### Stated problem:
Copy exactly, and only, the lines between the start of the entries below and the line containing "(besom) at (21,438)", both inclusive. Omit pictures.

### Entries shown:
/---

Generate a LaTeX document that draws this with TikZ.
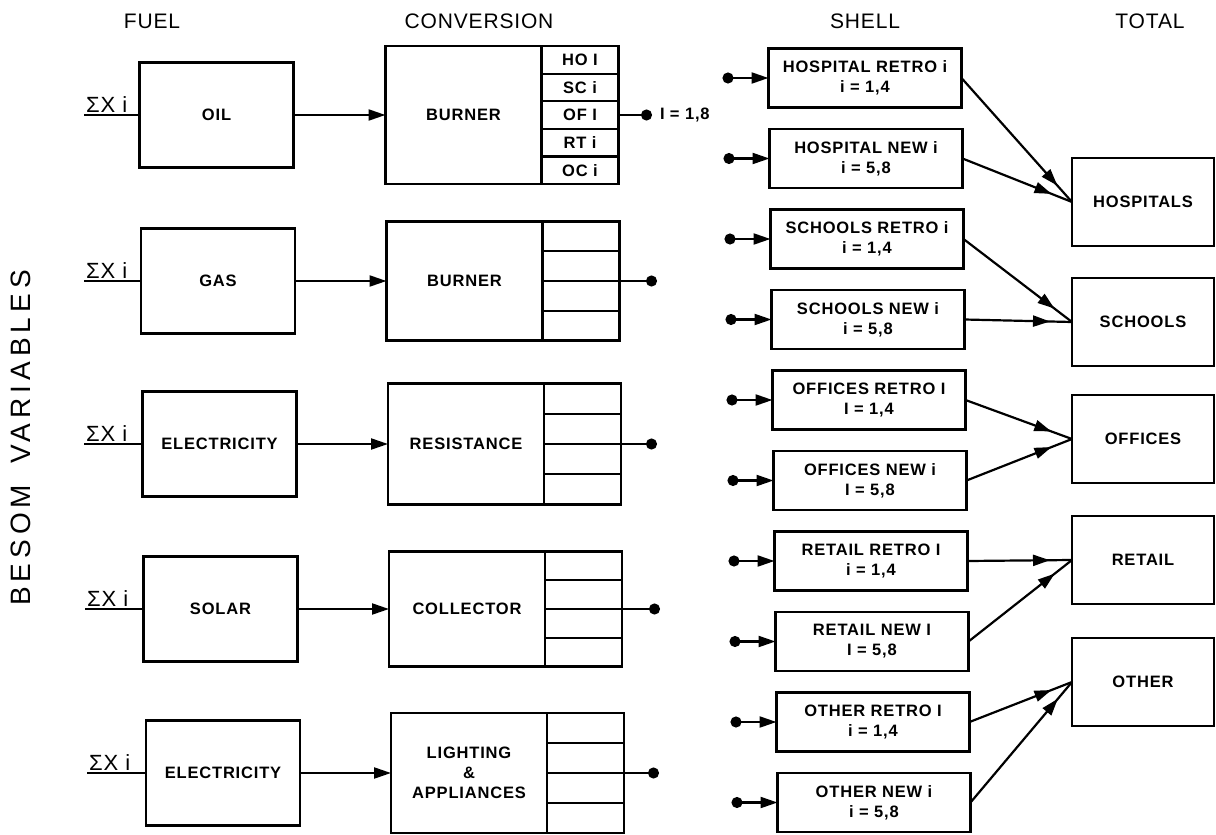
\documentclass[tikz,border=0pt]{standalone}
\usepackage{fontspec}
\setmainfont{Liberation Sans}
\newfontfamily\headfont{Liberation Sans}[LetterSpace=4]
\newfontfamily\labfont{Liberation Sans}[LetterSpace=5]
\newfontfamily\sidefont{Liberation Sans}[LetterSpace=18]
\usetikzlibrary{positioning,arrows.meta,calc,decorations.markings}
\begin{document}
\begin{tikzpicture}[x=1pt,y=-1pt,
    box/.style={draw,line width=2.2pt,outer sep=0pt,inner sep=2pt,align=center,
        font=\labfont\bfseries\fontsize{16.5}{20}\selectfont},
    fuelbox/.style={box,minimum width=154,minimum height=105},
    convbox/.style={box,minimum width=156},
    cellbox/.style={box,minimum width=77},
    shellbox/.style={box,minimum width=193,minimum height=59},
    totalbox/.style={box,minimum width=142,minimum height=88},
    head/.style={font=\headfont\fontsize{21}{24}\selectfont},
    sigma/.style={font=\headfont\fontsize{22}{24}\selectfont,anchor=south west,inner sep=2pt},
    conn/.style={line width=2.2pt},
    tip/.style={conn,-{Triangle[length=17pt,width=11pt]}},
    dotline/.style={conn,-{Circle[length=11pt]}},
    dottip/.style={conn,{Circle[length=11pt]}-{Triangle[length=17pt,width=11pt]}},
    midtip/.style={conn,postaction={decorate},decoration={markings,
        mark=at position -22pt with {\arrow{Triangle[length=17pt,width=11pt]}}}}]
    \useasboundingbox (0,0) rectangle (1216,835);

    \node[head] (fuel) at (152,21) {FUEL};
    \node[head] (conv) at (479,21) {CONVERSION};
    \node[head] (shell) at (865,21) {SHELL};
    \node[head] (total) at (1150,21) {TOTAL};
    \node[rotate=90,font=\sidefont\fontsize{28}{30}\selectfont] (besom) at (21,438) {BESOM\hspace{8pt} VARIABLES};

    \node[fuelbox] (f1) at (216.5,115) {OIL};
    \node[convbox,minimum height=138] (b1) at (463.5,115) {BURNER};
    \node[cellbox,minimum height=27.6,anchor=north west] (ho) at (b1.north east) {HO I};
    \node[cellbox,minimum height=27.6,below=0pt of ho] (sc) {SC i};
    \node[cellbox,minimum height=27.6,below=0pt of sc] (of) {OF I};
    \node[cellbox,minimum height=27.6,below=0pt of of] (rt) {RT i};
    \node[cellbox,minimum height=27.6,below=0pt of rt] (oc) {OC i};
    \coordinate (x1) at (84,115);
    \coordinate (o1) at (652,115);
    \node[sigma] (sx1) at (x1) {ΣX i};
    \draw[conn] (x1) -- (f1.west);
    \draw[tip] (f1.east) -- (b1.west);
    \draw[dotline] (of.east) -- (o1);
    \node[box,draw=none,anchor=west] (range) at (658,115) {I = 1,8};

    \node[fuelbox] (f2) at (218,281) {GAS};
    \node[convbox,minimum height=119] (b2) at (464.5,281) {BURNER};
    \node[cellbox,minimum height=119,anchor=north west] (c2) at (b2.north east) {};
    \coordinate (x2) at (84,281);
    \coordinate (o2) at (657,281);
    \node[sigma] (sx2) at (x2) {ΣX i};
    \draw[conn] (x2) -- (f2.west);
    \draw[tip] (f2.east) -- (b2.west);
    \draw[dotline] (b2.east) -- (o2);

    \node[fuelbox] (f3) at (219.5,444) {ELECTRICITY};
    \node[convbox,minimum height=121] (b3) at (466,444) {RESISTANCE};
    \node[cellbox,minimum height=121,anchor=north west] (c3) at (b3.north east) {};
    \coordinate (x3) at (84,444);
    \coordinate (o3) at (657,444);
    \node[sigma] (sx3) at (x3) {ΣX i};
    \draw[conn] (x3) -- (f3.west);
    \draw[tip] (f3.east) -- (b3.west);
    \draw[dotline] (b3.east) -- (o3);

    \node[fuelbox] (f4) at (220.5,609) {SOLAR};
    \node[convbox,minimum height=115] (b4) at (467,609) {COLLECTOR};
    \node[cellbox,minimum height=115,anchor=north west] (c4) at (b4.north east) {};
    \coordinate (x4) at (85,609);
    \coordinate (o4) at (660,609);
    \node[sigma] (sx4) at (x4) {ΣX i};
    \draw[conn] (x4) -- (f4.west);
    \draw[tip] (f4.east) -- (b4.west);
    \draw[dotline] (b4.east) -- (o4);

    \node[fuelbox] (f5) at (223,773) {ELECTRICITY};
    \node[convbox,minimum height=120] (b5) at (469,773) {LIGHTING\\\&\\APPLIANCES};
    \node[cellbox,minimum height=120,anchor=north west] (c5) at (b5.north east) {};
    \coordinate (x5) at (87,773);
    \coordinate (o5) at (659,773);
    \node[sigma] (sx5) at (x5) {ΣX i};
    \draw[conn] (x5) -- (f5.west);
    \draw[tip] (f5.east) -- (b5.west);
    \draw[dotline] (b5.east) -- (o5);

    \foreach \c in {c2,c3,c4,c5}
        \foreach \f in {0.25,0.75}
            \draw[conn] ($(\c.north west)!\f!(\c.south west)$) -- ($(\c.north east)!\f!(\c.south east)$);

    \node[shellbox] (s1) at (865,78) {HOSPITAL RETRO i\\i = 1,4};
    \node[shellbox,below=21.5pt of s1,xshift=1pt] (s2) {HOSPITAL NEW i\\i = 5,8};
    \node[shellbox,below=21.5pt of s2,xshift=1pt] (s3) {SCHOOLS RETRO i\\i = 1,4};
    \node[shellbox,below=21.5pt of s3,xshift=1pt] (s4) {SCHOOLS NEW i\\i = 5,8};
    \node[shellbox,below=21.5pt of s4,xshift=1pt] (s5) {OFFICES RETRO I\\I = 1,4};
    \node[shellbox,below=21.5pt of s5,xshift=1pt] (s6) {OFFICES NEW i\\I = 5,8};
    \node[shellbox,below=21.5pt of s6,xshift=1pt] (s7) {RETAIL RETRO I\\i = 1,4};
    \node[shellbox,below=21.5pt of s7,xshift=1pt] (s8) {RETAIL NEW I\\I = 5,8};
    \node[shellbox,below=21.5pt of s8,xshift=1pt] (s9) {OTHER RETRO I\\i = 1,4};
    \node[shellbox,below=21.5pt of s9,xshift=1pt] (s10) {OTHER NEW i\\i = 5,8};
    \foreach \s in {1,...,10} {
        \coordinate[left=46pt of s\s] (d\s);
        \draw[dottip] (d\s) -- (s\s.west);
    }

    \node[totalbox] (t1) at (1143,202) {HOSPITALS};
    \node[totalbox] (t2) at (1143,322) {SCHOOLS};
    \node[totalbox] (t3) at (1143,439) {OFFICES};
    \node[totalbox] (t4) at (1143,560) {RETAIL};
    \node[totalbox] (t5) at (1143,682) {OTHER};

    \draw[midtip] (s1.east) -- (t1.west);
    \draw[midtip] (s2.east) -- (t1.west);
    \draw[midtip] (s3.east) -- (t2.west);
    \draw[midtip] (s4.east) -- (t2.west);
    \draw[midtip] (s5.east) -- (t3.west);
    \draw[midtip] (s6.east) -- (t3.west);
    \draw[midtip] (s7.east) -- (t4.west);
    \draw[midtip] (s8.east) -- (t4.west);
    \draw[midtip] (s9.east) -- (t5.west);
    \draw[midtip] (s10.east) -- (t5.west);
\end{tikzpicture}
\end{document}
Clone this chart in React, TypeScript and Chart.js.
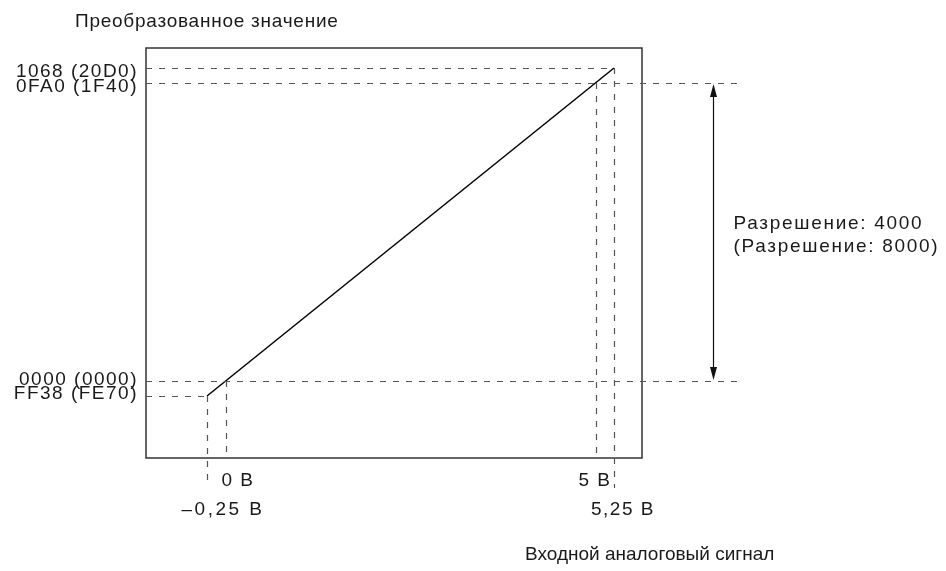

\---

### Exercise result:
Generate a LaTeX document that draws this with TikZ.
\documentclass[tikz,border=0pt]{standalone}
\usepackage{fontspec}
\setmainfont{Liberation Sans}
\newfontfamily\headfont{Liberation Sans}[LetterSpace=4]
\newfontfamily\labfont{Liberation Sans}[LetterSpace=5]
\newfontfamily\sidefont{Liberation Sans}[LetterSpace=18]
\usetikzlibrary{positioning,arrows.meta,calc,decorations.markings}
\begin{document}
\begin{tikzpicture}[x=1pt,y=-1pt,
    box/.style={draw,line width=2.2pt,outer sep=0pt,inner sep=2pt,align=center,
        font=\labfont\bfseries\fontsize{16.5}{20}\selectfont},
    fuelbox/.style={box,minimum width=154,minimum height=105},
    convbox/.style={box,minimum width=156},
    cellbox/.style={box,minimum width=77},
    shellbox/.style={box,minimum width=193,minimum height=59},
    totalbox/.style={box,minimum width=142,minimum height=88},
    head/.style={font=\headfont\fontsize{21}{24}\selectfont},
    sigma/.style={font=\headfont\fontsize{22}{24}\selectfont,anchor=south west,inner sep=2pt},
    conn/.style={line width=2.2pt},
    tip/.style={conn,-{Triangle[length=17pt,width=11pt]}},
    dotline/.style={conn,-{Circle[length=11pt]}},
    dottip/.style={conn,{Circle[length=11pt]}-{Triangle[length=17pt,width=11pt]}},
    midtip/.style={conn,postaction={decorate},decoration={markings,
        mark=at position -22pt with {\arrow{Triangle[length=17pt,width=11pt]}}}}]
    \useasboundingbox (0,0) rectangle (1216,835);

    \node[head] (fuel) at (152,21) {FUEL};
    \node[head] (conv) at (479,21) {CONVERSION};
    \node[head] (shell) at (865,21) {SHELL};
    \node[head] (total) at (1150,21) {TOTAL};
    \node[rotate=90,font=\sidefont\fontsize{28}{30}\selectfont] (besom) at (21,438) {BESOM\hspace{8pt} VARIABLES};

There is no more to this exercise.